_What is required_.
Below is some material; set it all down exactly, apart from the pictures.
-------
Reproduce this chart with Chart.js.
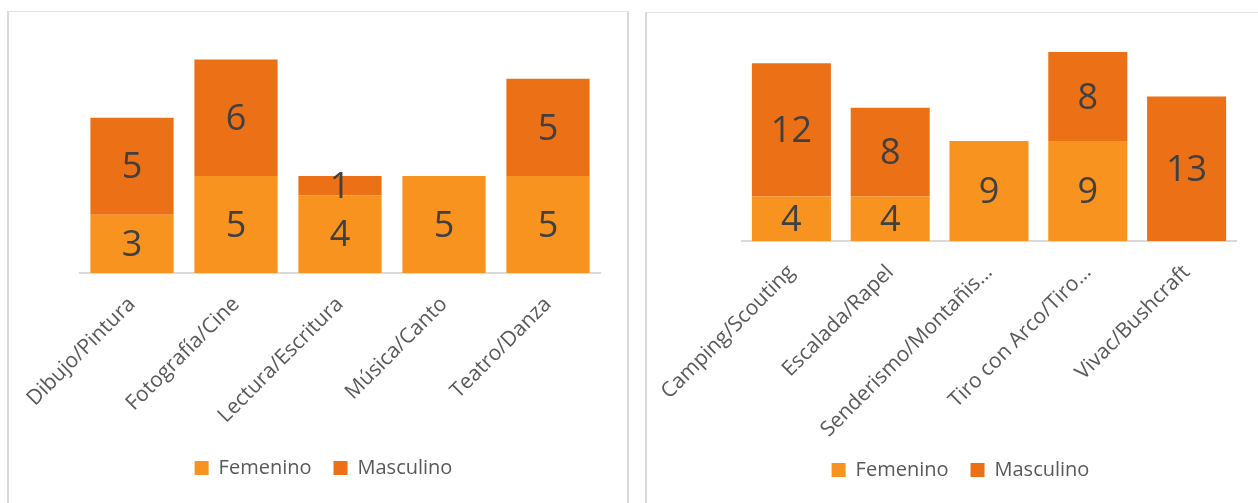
<!DOCTYPE html>
<html>
<head>
<meta charset="utf-8">
<script src="https://cdn.jsdelivr.net/npm/chart.js@4.4.1/dist/chart.umd.min.js"></script>
<style>
  html, body {
    margin: 0;
    width: 1258px;
    height: 503px;
    overflow: hidden;
    background: #fff;
  }
  .box {
    position: absolute;
    border-top: 1px solid #e3e3e3;
    border-left: 2px solid #d9d9d9;
  }
  #box1 {
    left: 7px;
    top: 11px;
    width: 618px;
    height: 492px;
    border-right: 2px solid #d9d9d9;
  }
  #box2 {
    left: 645px;
    top: 12px;
    width: 620px;
    height: 491px;
  }
  canvas {
    display: block;
  }
</style>
</head>
<body>
<div class="box" id="box1"><canvas id="artsChart" width="618" height="491"></canvas></div>
<div class="box" id="box2"><canvas id="outdoorChart" width="611" height="490"></canvas></div>

<script>
const artsLabels = ['Dibujo/Pintura', 'Fotografía/Cine', 'Lectura/Escritura', 'Música/Canto', 'Teatro/Danza']
const artsFemenino = [3, 5, 4, 5, 5]
const artsMasculino = [5, 6, 1, 0, 5]

const outdoorLabels = ['Camping/Scouting', 'Escalada/Rapel', 'Senderismo/Montañis…', 'Tiro con Arco/Tiro…', 'Vivac/Bushcraft']
const outdoorFemenino = [4, 4, 9, 9, 0]
const outdoorMasculino = [12, 8, 0, 8, 13]

const seriesNames = ['Femenino', 'Masculino']
const colorFem = '#F7931E'
const colorMasc = '#EB7016'

Chart.defaults.font.family = "'Open Sans', sans-serif"
Chart.defaults.animation = false

// draws the value in the middle of every non-zero segment
const barValues = {
  id: 'barValues',
  afterDatasetsDraw(chart) {
    const ctx = chart.ctx
    ctx.save()
    ctx.font = "36px 'Open Sans', sans-serif"
    ctx.fillStyle = '#404040'
    ctx.textAlign = 'center'
    ctx.textBaseline = 'middle'
    chart.data.datasets.forEach((ds, i) => {
      const meta = chart.getDatasetMeta(i)
      meta.data.forEach((bar, j) => {
        const v = ds.data[j]
        if (!v) return
        ctx.fillText(String(v), bar.x, (bar.y + bar.base) / 2 + 2)
      })
    })
    ctx.restore()
  }
}

function setChart(id, { labels, fem, masc, max, pad, yWidth, xHeight }) {
  const c = document.getElementById(id).getContext('2d')
  return new Chart(c, {
    type: 'bar',
    data: {
      labels,
      datasets: [
        { label: seriesNames[0], data: fem, backgroundColor: colorFem },
        { label: seriesNames[1], data: masc, backgroundColor: colorMasc }
      ]
    },
    options: {
      responsive: false,
      layout: { padding: pad },
      datasets: {
        bar: { categoryPercentage: 1, barPercentage: 0.8 }
      },
      plugins: {
        tooltip: { enabled: false },
        legend: {
          position: 'bottom',
          labels: {
            boxWidth: 14,
            boxHeight: 14,
            padding: 22,
            color: '#595959',
            font: { size: 20 }
          }
        }
      },
      scales: {
        x: {
          stacked: true,
          grid: { display: false, drawTicks: false },
          border: { display: true, color: '#d9d9d9', width: 2 },
          ticks: {
            autoSkip: false,
            maxRotation: 45,
            minRotation: 45,
            padding: 19,
            color: '#595959',
            font: { size: 21 }
          },
          afterFit(scale) {
            scale.height = xHeight
            scale.paddingLeft = 0
            scale.paddingRight = 0
          }
        },
        y: {
          stacked: true,
          min: 0,
          max,
          grid: { display: false, drawTicks: false },
          border: { display: false },
          ticks: { display: false },
          afterFit(scale) { scale.width = yWidth }
        }
      }
    },
    plugins: [barValues]
  })
}

const artsChart = setChart('artsChart', {
  labels: artsLabels,
  fem: artsFemenino,
  masc: artsMasculino,
  max: 12,
  pad: { top: 28, bottom: 15, left: 38, right: 27 },
  yWidth: 33,
  xHeight: 163
})

const outdoorChart = setChart('outdoorChart', {
  labels: outdoorLabels,
  fem: outdoorFemenino,
  masc: outdoorMasculino,
  max: 18,
  pad: { top: 28, bottom: 13, left: 38, right: 22 },
  yWidth: 57,
  xHeight: 197
})
</script>
</body>
</html>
-------
_Answer to this problem_.
Reproduce this chart with Chart.js.
<!DOCTYPE html>
<html>
<head>
<meta charset="utf-8">
<script src="https://cdn.jsdelivr.net/npm/chart.js@4.4.1/dist/chart.umd.min.js"></script>
<style>
  html, body {
    margin: 0;
    width: 1258px;
    height: 503px;
    overflow: hidden;
    background: #fff;
  }
  .box {
    position: absolute;
    border-top: 1px solid #e3e3e3;
    border-left: 2px solid #d9d9d9;
  }
  #box1 {
    left: 7px;
    top: 11px;
    width: 618px;
    height: 492px;
    border-right: 2px solid #d9d9d9;
  }
  #box2 {
    left: 645px;
    top: 12px;
    width: 620px;
    height: 491px;
  }
  canvas {
    display: block;
  }
</style>
</head>
<body>
<div class="box" id="box1"><canvas id="artsChart" width="618" height="491"></canvas></div>
<div class="box" id="box2"><canvas id="outdoorChart" width="611" height="490"></canvas></div>

<script>
const artsLabels = ['Dibujo/Pintura', 'Fotografía/Cine', 'Lectura/Escritura', 'Música/Canto', 'Teatro/Danza']
const artsFemenino = [3, 5, 4, 5, 5]
const artsMasculino = [5, 6, 1, 0, 5]

const outdoorLabels = ['Camping/Scouting', 'Escalada/Rapel', 'Senderismo/Montañis…', 'Tiro con Arco/Tiro…', 'Vivac/Bushcraft']
const outdoorFemenino = [4, 4, 9, 9, 0]
const outdoorMasculino = [12, 8, 0, 8, 13]

const seriesNames = ['Femenino', 'Masculino']
const colorFem = '#F7931E'
const colorMasc = '#EB7016'

Chart.defaults.font.family = "'Open Sans', sans-serif"
Chart.defaults.animation = false

// draws the value in the middle of every non-zero segment
const barValues = {
  id: 'barValues',
  afterDatasetsDraw(chart) {
    const ctx = chart.ctx
    ctx.save()
    ctx.font = "36px 'Open Sans', sans-serif"
    ctx.fillStyle = '#404040'
    ctx.textAlign = 'center'
    ctx.textBaseline = 'middle'
    chart.data.datasets.forEach((ds, i) => {
      const meta = chart.getDatasetMeta(i)
      meta.data.forEach((bar, j) => {
        const v = ds.data[j]
        if (!v) return
        ctx.fillText(String(v), bar.x, (bar.y + bar.base) / 2 + 2)
      })
    })
    ctx.restore()
  }
}

function setChart(id, { labels, fem, masc, max, pad, yWidth, xHeight }) {
  const c = document.getElementById(id).getContext('2d')
  return new Chart(c, {
    type: 'bar',
    data: {
      labels,
      datasets: [
        { label: seriesNames[0], data: fem, backgroundColor: colorFem },
        { label: seriesNames[1], data: masc, backgroundColor: colorMasc }
      ]
    },
    options: {
      responsive: false,
      layout: { padding: pad },
      datasets: {
        bar: { categoryPercentage: 1, barPercentage: 0.8 }
      },
      plugins: {
        tooltip: { enabled: false },
        legend: {
          position: 'bottom',
          labels: {
            boxWidth: 14,
            boxHeight: 14,
            padding: 22,
            color: '#595959',
            font: { size: 20 }
          }
        }
      },
      scales: {
        x: {
          stacked: true,
          grid: { display: false, drawTicks: false },
          border: { display: true, color: '#d9d9d9', width: 2 },
          ticks: {
            autoSkip: false,
            maxRotation: 45,
            minRotation: 45,
            padding: 19,
            color: '#595959',
            font: { size: 21 }
          },
          afterFit(scale) {
            scale.height = xHeight
            scale.paddingLeft = 0
            scale.paddingRight = 0
          }
        },
        y: {
          stacked: true,
          min: 0,
          max,
          grid: { display: false, drawTicks: false },
          border: { display: false },
          ticks: { display: false },
          afterFit(scale) { scale.width = yWidth }
        }
      }
    },
    plugins: [barValues]
  })
}

const artsChart = setChart('artsChart', {
  labels: artsLabels,
  fem: artsFemenino,
  masc: artsMasculino,
  max: 12,
  pad: { top: 28, bottom: 15, left: 38, right: 27 },
  yWidth: 33,
  xHeight: 163
})

const outdoorChart = setChart('outdoorChart', {
  labels: outdoorLabels,
  fem: outdoorFemenino,
  masc: outdoorMasculino,
  max: 18,
  pad: { top: 28, bottom: 13, left: 38, right: 22 },
  yWidth: 57,
  xHeight: 197
})
</script>
</body>
</html>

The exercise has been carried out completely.